Beth B hat die zwölf Akteure, die jeweils eine halbe Stunde Zeit haben, zufällig zusammengewürfelt. Nach einiger Zeit meint man, sie alle zu kennen: den Skinhead, den Transvestiten, die Frau mit den kleinen Brüsten, die Frau mit den Riesendingern (Lydia, von allen dem Vergnügen am offensten zugeneigt: „Willst du sie berühren?“), den Schwarzen, der von hinten gefilmt wie ein Riese auf die kleine Frau auf der Bettkante zuwankt. Eine Frau schafft es, sich bei fast allen auszuheulen. Der langhaarige Cyrus, der dauernd lächelt, soll dem ziemlich direkten Skin endlich sagen, welche geschlechtliche Identität er habe: „Are you gay? Or are you straight?“ Plötzlich geraten die beiden in eine Rangelei, knallen vom Bett auf den Boden.

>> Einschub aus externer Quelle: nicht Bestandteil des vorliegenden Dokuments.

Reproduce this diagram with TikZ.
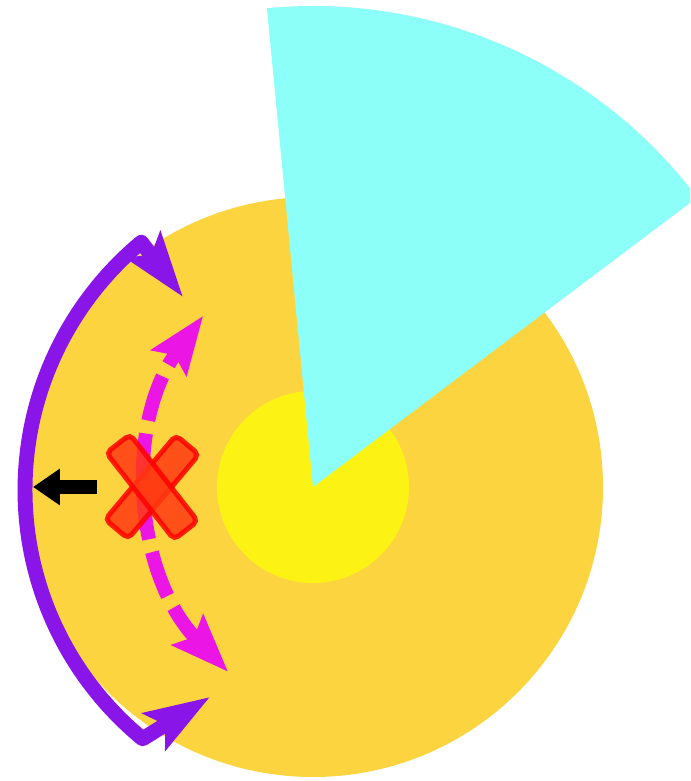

Er habe wirklich Angst vor dem Typen gehabt, sagt Cyrus bei der Diskussion nach dem Film. Als die halbe Stunde vorbei ist, spürt man die Erleichterung der Probanden: „Hat jemand eine Zigarette?“ Reality TV. Mit viel weniger Sex, als es jeder der Teilnehmer in seiner Phantasie wohl erwartet hätte. Bleibt nur die beängstigende Frage, was ohne Kamera passiert wäre. Aber das hätten wir dann ja nicht gesehen.

„Visiting Desire“. USA 1996, 70 min., Regie: Beth B. Mit: Lydia Lunch, Kembra Pfahler, u.a.